## DIRECTIVE
Print again only this span: the line with "Convert this chart to Plotly.js code.", the line with "const values = [kl1_3, kl4_6, kl7_9];", and all lines between them, exactly as given.

** BEGIN GIVEN INFORMATION **

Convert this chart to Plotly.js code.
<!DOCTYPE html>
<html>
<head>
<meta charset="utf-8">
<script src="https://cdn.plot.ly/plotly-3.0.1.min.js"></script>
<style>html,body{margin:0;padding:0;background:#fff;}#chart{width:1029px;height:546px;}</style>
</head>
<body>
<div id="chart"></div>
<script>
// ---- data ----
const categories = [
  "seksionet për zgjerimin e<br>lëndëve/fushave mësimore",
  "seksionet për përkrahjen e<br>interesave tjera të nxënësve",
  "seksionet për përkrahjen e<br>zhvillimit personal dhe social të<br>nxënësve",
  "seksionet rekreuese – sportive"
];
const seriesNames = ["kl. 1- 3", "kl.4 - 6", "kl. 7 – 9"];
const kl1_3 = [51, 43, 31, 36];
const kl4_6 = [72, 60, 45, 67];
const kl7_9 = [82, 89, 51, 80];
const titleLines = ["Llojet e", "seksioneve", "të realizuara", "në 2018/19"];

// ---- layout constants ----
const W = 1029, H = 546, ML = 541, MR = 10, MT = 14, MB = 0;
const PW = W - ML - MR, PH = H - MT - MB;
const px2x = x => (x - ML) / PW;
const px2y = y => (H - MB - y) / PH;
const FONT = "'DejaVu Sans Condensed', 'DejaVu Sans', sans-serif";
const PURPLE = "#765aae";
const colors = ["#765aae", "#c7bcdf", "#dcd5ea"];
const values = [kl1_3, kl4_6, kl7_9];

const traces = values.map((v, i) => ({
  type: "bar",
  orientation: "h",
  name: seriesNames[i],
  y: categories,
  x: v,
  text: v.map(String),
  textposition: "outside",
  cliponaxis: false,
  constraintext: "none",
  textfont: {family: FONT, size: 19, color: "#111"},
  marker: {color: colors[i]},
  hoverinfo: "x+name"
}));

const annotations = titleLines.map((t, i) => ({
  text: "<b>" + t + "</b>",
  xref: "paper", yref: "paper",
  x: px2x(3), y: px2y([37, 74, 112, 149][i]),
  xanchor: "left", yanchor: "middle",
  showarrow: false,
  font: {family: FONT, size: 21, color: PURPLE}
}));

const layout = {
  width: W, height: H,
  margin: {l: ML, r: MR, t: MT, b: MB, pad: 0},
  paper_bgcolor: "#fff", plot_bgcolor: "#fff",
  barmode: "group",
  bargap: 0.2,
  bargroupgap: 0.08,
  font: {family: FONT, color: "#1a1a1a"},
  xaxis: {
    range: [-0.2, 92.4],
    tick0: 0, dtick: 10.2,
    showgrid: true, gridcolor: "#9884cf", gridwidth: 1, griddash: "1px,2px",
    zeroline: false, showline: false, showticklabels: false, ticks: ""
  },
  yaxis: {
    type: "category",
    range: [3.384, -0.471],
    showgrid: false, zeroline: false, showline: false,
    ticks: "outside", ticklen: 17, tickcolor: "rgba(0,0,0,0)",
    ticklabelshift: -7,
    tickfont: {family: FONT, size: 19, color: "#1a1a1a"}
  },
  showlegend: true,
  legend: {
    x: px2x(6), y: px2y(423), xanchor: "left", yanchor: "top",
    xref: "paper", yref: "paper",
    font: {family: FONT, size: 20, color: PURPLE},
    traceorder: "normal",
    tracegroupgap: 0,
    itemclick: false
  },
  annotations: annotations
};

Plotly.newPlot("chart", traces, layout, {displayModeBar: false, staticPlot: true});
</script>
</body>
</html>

** END GIVEN INFORMATION **
** BEGIN GIVEN INFORMATION **

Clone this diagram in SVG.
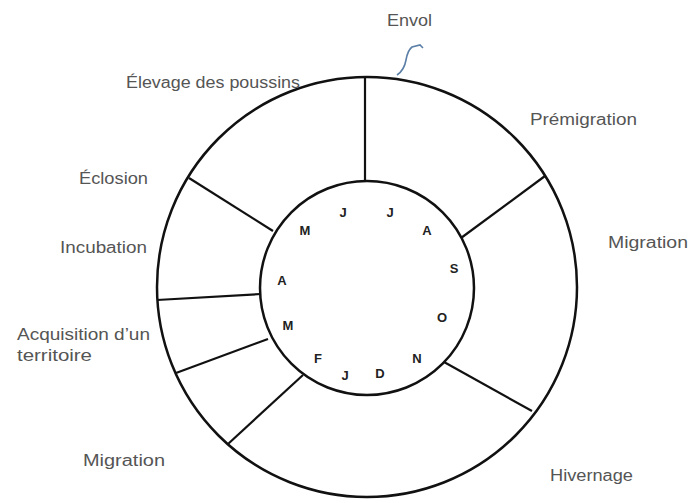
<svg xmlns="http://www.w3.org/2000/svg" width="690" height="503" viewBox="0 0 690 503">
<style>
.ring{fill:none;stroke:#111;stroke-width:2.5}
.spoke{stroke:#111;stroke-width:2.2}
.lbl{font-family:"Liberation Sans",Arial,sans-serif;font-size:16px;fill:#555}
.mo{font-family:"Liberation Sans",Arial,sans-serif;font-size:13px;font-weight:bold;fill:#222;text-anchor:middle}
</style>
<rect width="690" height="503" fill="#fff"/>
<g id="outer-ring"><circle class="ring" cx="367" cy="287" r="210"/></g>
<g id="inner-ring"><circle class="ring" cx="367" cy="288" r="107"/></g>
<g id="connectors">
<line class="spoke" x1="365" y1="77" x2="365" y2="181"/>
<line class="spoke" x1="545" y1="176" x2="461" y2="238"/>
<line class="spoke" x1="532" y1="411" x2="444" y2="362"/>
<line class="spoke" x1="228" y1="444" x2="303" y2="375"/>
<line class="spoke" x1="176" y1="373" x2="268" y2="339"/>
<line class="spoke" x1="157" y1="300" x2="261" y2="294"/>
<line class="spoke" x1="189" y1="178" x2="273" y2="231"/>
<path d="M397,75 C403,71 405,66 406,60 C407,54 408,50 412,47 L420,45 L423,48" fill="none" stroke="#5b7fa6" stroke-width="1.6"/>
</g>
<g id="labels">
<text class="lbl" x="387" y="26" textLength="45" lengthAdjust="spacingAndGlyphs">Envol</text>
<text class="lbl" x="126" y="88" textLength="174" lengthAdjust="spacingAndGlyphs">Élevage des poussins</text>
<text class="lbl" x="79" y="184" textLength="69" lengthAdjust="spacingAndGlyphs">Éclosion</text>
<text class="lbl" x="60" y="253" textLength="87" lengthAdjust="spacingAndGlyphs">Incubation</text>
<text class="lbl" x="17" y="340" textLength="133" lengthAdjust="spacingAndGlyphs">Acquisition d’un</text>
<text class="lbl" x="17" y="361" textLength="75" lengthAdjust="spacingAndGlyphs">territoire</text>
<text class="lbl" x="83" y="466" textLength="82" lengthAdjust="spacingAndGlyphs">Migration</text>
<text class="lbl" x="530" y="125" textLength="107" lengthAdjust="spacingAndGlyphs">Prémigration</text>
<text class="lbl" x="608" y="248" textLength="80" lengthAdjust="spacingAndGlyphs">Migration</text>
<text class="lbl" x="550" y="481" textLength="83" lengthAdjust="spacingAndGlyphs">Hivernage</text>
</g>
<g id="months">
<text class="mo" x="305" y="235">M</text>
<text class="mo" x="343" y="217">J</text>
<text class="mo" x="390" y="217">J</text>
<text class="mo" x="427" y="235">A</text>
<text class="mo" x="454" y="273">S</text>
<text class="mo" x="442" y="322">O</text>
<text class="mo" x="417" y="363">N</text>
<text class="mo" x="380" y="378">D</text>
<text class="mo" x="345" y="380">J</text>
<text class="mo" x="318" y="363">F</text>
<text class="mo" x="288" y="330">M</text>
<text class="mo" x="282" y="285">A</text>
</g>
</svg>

** END GIVEN INFORMATION **

## PROBLEM SOLUTION
Convert this chart to Plotly.js code.
<!DOCTYPE html>
<html>
<head>
<meta charset="utf-8">
<script src="https://cdn.plot.ly/plotly-3.0.1.min.js"></script>
<style>html,body{margin:0;padding:0;background:#fff;}#chart{width:1029px;height:546px;}</style>
</head>
<body>
<div id="chart"></div>
<script>
// ---- data ----
const categories = [
  "seksionet për zgjerimin e<br>lëndëve/fushave mësimore",
  "seksionet për përkrahjen e<br>interesave tjera të nxënësve",
  "seksionet për përkrahjen e<br>zhvillimit personal dhe social të<br>nxënësve",
  "seksionet rekreuese – sportive"
];
const seriesNames = ["kl. 1- 3", "kl.4 - 6", "kl. 7 – 9"];
const kl1_3 = [51, 43, 31, 36];
const kl4_6 = [72, 60, 45, 67];
const kl7_9 = [82, 89, 51, 80];
const titleLines = ["Llojet e", "seksioneve", "të realizuara", "në 2018/19"];

// ---- layout constants ----
const W = 1029, H = 546, ML = 541, MR = 10, MT = 14, MB = 0;
const PW = W - ML - MR, PH = H - MT - MB;
const px2x = x => (x - ML) / PW;
const px2y = y => (H - MB - y) / PH;
const FONT = "'DejaVu Sans Condensed', 'DejaVu Sans', sans-serif";
const PURPLE = "#765aae";
const colors = ["#765aae", "#c7bcdf", "#dcd5ea"];
const values = [kl1_3, kl4_6, kl7_9];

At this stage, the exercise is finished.